[ExI] Massive volcano beneath Antarctic ice
Damien Broderick
thespike at satx.rr.com
Tue Jan 22 19:12:14 UTC 2008
Massive volcano beneath Antarctic ice
Monday, 21 January 2008
Agençe France-Presse
PARIS: A powerful volcano erupted under the
icesheet of Antarctica around 2,000 years ago and
it might still be active today, a finding which
raises questions about ice loss from the white continent.
The explosive event rated "severe" to
"cataclysmic" on an international scale of
volcanic force punched a massive breach in the
icesheet and spat out a plume some 12 kilometres
into the sky, said British scientists behind the find.
Occasional volcanism
Most of Antarctica is seismically stable. But its
western part lies on a rift in Earth's crust that
gives rise to occasional volcanism and geothermal
heat, occurring on the Antarctic coastal margins.
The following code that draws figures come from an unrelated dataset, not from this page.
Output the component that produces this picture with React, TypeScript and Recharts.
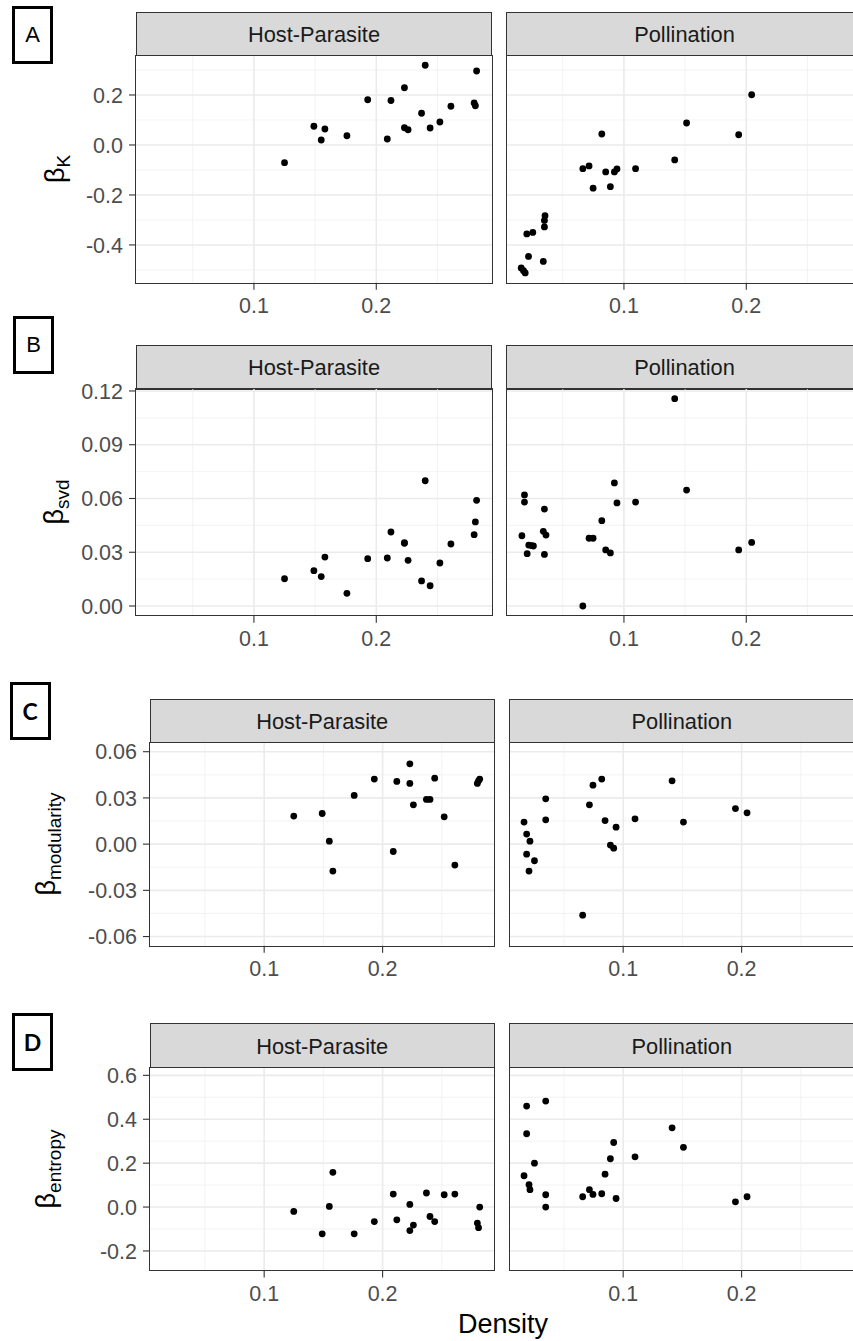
import { ReferenceLine, Scatter, ScatterChart, XAxis, YAxis } from 'recharts'

const FONT = '"Liberation Sans", Arial, sans-serif'

const facets = ['Host-Parasite', 'Pollination']
const densityDomain = [0.0036, 0.2949]
const densityTicks = [0.1, 0.2]
const densityMinor = [0.05, 0.15, 0.25]

// A: beta K
const kTicks = [-0.4, -0.2, 0, 0.2]
const kMinor = [-0.5, -0.3, -0.1, 0.1, 0.3]
const kHost = [
  [0.125, -0.071], [0.149, 0.075], [0.155, 0.02], [0.158, 0.064], [0.176, 0.037],
  [0.193, 0.181], [0.209, 0.024], [0.212, 0.178], [0.223, 0.229], [0.223, 0.069],
  [0.226, 0.061], [0.237, 0.127], [0.24, 0.319], [0.244, 0.068], [0.252, 0.092],
  [0.261, 0.155], [0.28, 0.168], [0.281, 0.157], [0.282, 0.296],
]
const kPoll = [
  [0.016, -0.492], [0.0179, -0.503], [0.0193, -0.512], [0.022, -0.446], [0.0206, -0.356],
  [0.0255, -0.35], [0.0341, -0.466], [0.035, -0.328], [0.035, -0.302], [0.0355, -0.283],
  [0.0664, -0.095], [0.0715, -0.084], [0.0748, -0.173], [0.0819, 0.044], [0.0851, -0.108],
  [0.0889, -0.167], [0.0922, -0.108], [0.0943, -0.096], [0.1095, -0.095], [0.1415, -0.06],
  [0.1512, 0.088], [0.1938, 0.041], [0.2044, 0.201],
]

// B: beta svd
const svdTicks = [0, 0.03, 0.06, 0.09, 0.12]
const svdMinor = [0.015, 0.045, 0.075, 0.105]
const svdHost = [
  [0.125, 0.0152], [0.149, 0.0197], [0.155, 0.0164], [0.158, 0.0273], [0.176, 0.0071],
  [0.193, 0.0264], [0.209, 0.0268], [0.212, 0.0413], [0.223, 0.0353], [0.223, 0.035],
  [0.226, 0.0255], [0.237, 0.014], [0.24, 0.0699], [0.244, 0.0113], [0.252, 0.024],
  [0.261, 0.0346], [0.28, 0.0398], [0.281, 0.0469], [0.282, 0.059],
]
const svdPoll = [
  [0.0166, 0.0392], [0.0187, 0.062], [0.0187, 0.058], [0.0209, 0.0292], [0.0222, 0.034],
  [0.0244, 0.0337], [0.026, 0.0335], [0.035, 0.0541], [0.0341, 0.0417], [0.0363, 0.0396],
  [0.035, 0.0288], [0.0664, 0.0], [0.0715, 0.0378], [0.0748, 0.0378], [0.0819, 0.0476],
  [0.0851, 0.0313], [0.0889, 0.0296], [0.0922, 0.0687], [0.0943, 0.0575], [0.1095, 0.058],
  [0.1415, 0.1157], [0.1512, 0.0647], [0.1938, 0.0313], [0.2044, 0.0355],
]

// C: beta modularity
const modTicks = [-0.06, -0.03, 0, 0.03, 0.06]
const modMinor = [-0.045, -0.015, 0.015, 0.045]
const modHost = [
  [0.125, 0.0182], [0.149, 0.0199], [0.155, 0.0019], [0.158, -0.0175], [0.176, 0.0316],
  [0.193, 0.0422], [0.209, -0.0048], [0.212, 0.0407], [0.223, 0.0521], [0.223, 0.0394],
  [0.226, 0.0255], [0.237, 0.029], [0.24, 0.029], [0.244, 0.0428], [0.252, 0.0177],
  [0.261, -0.0136], [0.28, 0.0394], [0.281, 0.0411], [0.282, 0.0422],
]
const modPoll = [
  [0.0163, 0.0143], [0.0185, 0.0065], [0.0213, 0.0019], [0.0185, -0.0065], [0.0251, -0.0108],
  [0.0205, -0.0175], [0.0346, 0.0294], [0.0346, 0.0158], [0.0658, -0.0461], [0.0715, 0.0255],
  [0.0745, 0.0383], [0.0819, 0.0422], [0.0847, 0.0153], [0.0892, -0.0006], [0.092, -0.0026],
  [0.094, 0.011], [0.11, 0.0164], [0.1413, 0.0411], [0.1509, 0.0143], [0.1948, 0.0231],
  [0.2046, 0.0203],
]

// D: beta entropy
const entTicks = [-0.2, 0, 0.2, 0.4, 0.6]
const entMinor = [-0.1, 0.1, 0.3, 0.5]
const entHost = [
  [0.125, -0.02], [0.149, -0.122], [0.155, 0.003], [0.158, 0.158], [0.176, -0.122],
  [0.193, -0.066], [0.209, 0.059], [0.212, -0.058], [0.223, 0.012], [0.223, -0.107],
  [0.226, -0.082], [0.237, 0.064], [0.24, -0.043], [0.244, -0.066], [0.252, 0.056],
  [0.261, 0.059], [0.28, -0.073], [0.281, -0.094], [0.282, 0.0],
]
const entPoll = [
  [0.0163, 0.1426], [0.0185, 0.46], [0.0185, 0.334], [0.0251, 0.2], [0.0205, 0.1016],
  [0.0213, 0.079], [0.0346, 0.483], [0.0346, 0.056], [0.0346, 0.0], [0.0658, 0.047],
  [0.0715, 0.079], [0.0745, 0.0574], [0.0819, 0.0606], [0.0847, 0.15], [0.0892, 0.22],
  [0.092, 0.294], [0.094, 0.039], [0.11, 0.229], [0.1413, 0.361], [0.1509, 0.272],
  [0.1948, 0.024], [0.2046, 0.047],
]

const rows = [
  {
    letter: 'A', letterBold: false, sub: 'K', box: [12, 6], title: [57, 169],
    stripTop: 12.3, panelTop: 55.3, panelBottom: 283, left: 135.8, right: 506.3, width: 356.4,
    yDomain: [-0.551, 0.36], yTicks: kTicks, yMinor: kMinor, digits: 1, host: kHost, poll: kPoll,
  },
  {
    letter: 'B', letterBold: false, sub: 'svd', box: [13, 316], title: [56, 502],
    stripTop: 345, panelTop: 389, panelBottom: 615.7, left: 135.8, right: 506.3, width: 356.4,
    yDomain: [-0.0054, 0.1211], yTicks: svdTicks, yMinor: svdMinor, digits: 2, host: svdHost, poll: svdPoll,
  },
  {
    letter: 'C', letterBold: true, sub: 'modularity', box: [9.5, 682], title: [48, 844],
    stripTop: 699, panelTop: 742.2, panelBottom: 946, left: 149.7, right: 509.3, width: 345,
    yDomain: [-0.066, 0.0663], yTicks: modTicks, yMinor: modMinor, digits: 2, host: modHost, poll: modPoll,
  },
  {
    letter: 'D', letterBold: true, sub: 'entropy', box: [12, 1013], title: [48, 1169],
    stripTop: 1023.3, panelTop: 1067.2, panelBottom: 1270.7, left: 149.7, right: 509.3, width: 345,
    yDomain: [-0.289, 0.638], yTicks: entTicks, yMinor: entMinor, digits: 1, host: entHost, poll: entPoll,
  },
]

const toPoints = (pairs: number[][]) => pairs.map(([x, y]) => ({ x, y }))

const dot = (p: any) => <circle cx={p.cx} cy={p.cy} r={3.4} fill="#000" />

const Y_AXIS_W = 80
const X_AXIS_H = 40
const TOP_PAD = 16

function Panel({ row, facet, showY }: any) {
  const left = showY ? row.left : row.right
  const height = row.panelBottom - row.panelTop
  const axisW = showY ? Y_AXIS_W : 0
  const data = toPoints(showY ? row.host : row.poll)
  const tickStyle = { fill: '#4D4D4D', fontSize: 21.5, fontFamily: FONT }
  return (
    <>
      <div
        style={{
          position: 'absolute', left, top: row.stripTop, width: row.width, height: row.panelTop - row.stripTop + 0.6,
          background: '#D9D9D9', border: '1.2px solid #333333', boxSizing: 'border-box',
          display: 'flex', alignItems: 'center', justifyContent: 'center',
          fontFamily: FONT, fontSize: 21.8, color: '#1A1A1A', paddingTop: 2,
        }}
      >
        {facet}
      </div>
      <div style={{ position: 'absolute', left: left - axisW, top: row.panelTop - TOP_PAD }}>
        <ScatterChart
          width={row.width + axisW}
          height={height + X_AXIS_H + TOP_PAD}
          margin={{ top: TOP_PAD, right: 0, bottom: 0, left: 0 }}
        >
          <XAxis
            type="number"
            dataKey="x"
            domain={densityDomain}
            ticks={densityTicks}
            interval={0}
            allowDataOverflow
            axisLine={false}
            tickLine={{ stroke: '#333333', strokeWidth: 1.1 }}
            tickSize={7}
            tickMargin={8}
            height={X_AXIS_H}
            tick={tickStyle}
            tickFormatter={(v: number) => v.toFixed(1)}
          />
          <YAxis
            type="number"
            dataKey="y"
            domain={row.yDomain}
            ticks={row.yTicks}
            interval={0}
            allowDataOverflow
            hide={!showY}
            width={axisW}
            axisLine={false}
            tickLine={{ stroke: '#333333', strokeWidth: 1.1 }}
            tickSize={7}
            tickMargin={6}
            tick={tickStyle}
            tickFormatter={(v: number) => v.toFixed(row.digits)}
          />
          {densityMinor.map((v) => (
            <ReferenceLine key={`xm${v}`} x={v} stroke="#F0F0F0" strokeWidth={0.8} />
          ))}
          {row.yMinor.map((v: number) => (
            <ReferenceLine key={`ym${v}`} y={v} stroke="#F0F0F0" strokeWidth={0.8} />
          ))}
          {densityTicks.map((v) => (
            <ReferenceLine key={`xM${v}`} x={v} stroke="#EBEBEB" strokeWidth={1.6} />
          ))}
          {row.yTicks.map((v: number) => (
            <ReferenceLine key={`yM${v}`} y={v} stroke="#EBEBEB" strokeWidth={1.6} />
          ))}
          <Scatter data={data} isAnimationActive={false} shape={dot} />
        </ScatterChart>
      </div>
      <div
        style={{
          position: 'absolute', left: left - 0.6, top: row.panelTop - 0.6, width: row.width + 1.2, height: height + 1.2,
          border: '1.2px solid #333333', boxSizing: 'border-box', pointerEvents: 'none',
        }}
      />
    </>
  )
}

function Row({ row }: any) {
  return (
    <>
      <div
        style={{
          position: 'absolute', left: row.box[0], top: row.box[1], width: 41, height: 58,
          border: '3.5px solid #000', boxSizing: 'border-box', background: '#fff',
          display: 'flex', alignItems: 'center', justifyContent: 'center',
          fontFamily: row.letterBold ? 'Lato, "Liberation Sans", sans-serif' : FONT,
          fontWeight: row.letterBold ? 700 : 400, fontSize: row.letterBold ? 23 : 22, color: '#000',
        }}
      >
        {row.letter}
      </div>
      <div style={{ position: 'absolute', left: row.title[0], top: row.title[1], width: 0, height: 0 }}>
        <div
          style={{
            position: 'absolute', left: 0, top: 0, whiteSpace: 'nowrap', lineHeight: 1,
            transform: 'translate(-50%, -50%) rotate(-90deg)', fontFamily: FONT, fontSize: 27, color: '#000',
          }}
        >
          β<sub style={{ fontSize: 19, verticalAlign: -6 }}>{row.sub}</sub>
        </div>
      </div>
      <Panel row={row} facet={facets[0]} showY />
      <Panel row={row} facet={facets[1]} showY={false} />
    </>
  )
}

export default function App() {
  return (
    <div
      style={{
        position: 'absolute', left: 0, top: 0, width: 853, height: 1341,
        overflow: 'hidden', background: '#fff',
      }}
    >
      {rows.map((r) => (
        <Row key={r.letter} row={r} />
      ))}
      <div
        style={{
          position: 'absolute', left: 503, top: 1310.5, transform: 'translateX(-50%)',
          fontFamily: FONT, fontSize: 27, lineHeight: '27px', color: '#000', whiteSpace: 'nowrap',
        }}
      >
        Density
      </div>
    </div>
  )
}
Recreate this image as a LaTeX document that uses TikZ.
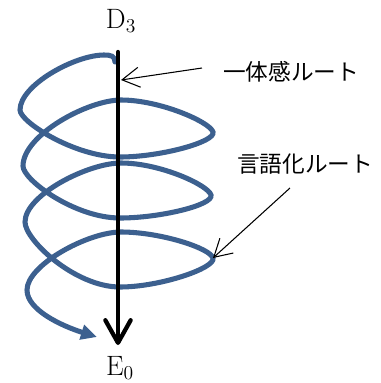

This is the first evidence for an eruption under
the ice sheet itself a slab of frozen water,
hundreds of metres thick in places, that holds
most of the world's stock of fresh water.
Reporting in the journal Nature Geoscience this
week, the investigators from the British
Antarctic Survey (BAS), In Cambridge, England,
describe the finding as "unique."
It extends the range of known volcanism in
Antarctica by some 500 km and raises the question
whether this or other sub-glacial volcanoes may
have melted so much ice that global sea levels were affected, they said.
The volcano, located in the Hudson Mountains,
blew around 207 BC, give or take 240 years, according to their paper.
Anomalous radar readings
Evidence for this comes from a British-American
airborne geophysical survey completed between
2004 and 2005. This used radar to delve deep
under the ice sheet to map the terrain beneath.
The team spotted anomalous radar reflections over
23,000 square kilometres - an area bigger than Wales.
They interpret this signal as being a thick layer
of ash, rock and glass, formed from fused silica,
that the volcano spewed out in its fury.
The amount of material 0.31 cubic kilometres
indicates an eruption of between three and four
on a yardstick called the Volcanic Explosive Index (VEI).
By comparison, the eruption of Mount St. Helens
in 1980, which was greater, rates a VEI of five,
and that of Mount Pinatubo in 1991 is a VEI of six.
Melting ice
"We believe this was the biggest eruption in
Antarctica during the last 10,000 years," said
lead author Hugh Corr. "It blew a substantial
hole in the icesheet and generated a plume of ash
and gas that rose around 12 km into the air."
The eruption occurred close to the massive Pine
Island Glacier, an area where movement of glacial
ice towards the sea has been accelerating alarmingly in recent decades.
"It may be possible that heat from the volcano
has caused some of that acceleration," said
co-author David Vaughan, who stresses though that
global warming is by far still the most likely culprit.
Volcanic heat "cannot explain the more widespread
thinning of West Antarctic glaciers that together
are contributing nearly 0.2mm (0.008 of an inch)
per year to sea-level rise," he adds. "This wider
change most probably has its origin in warming ocean waters."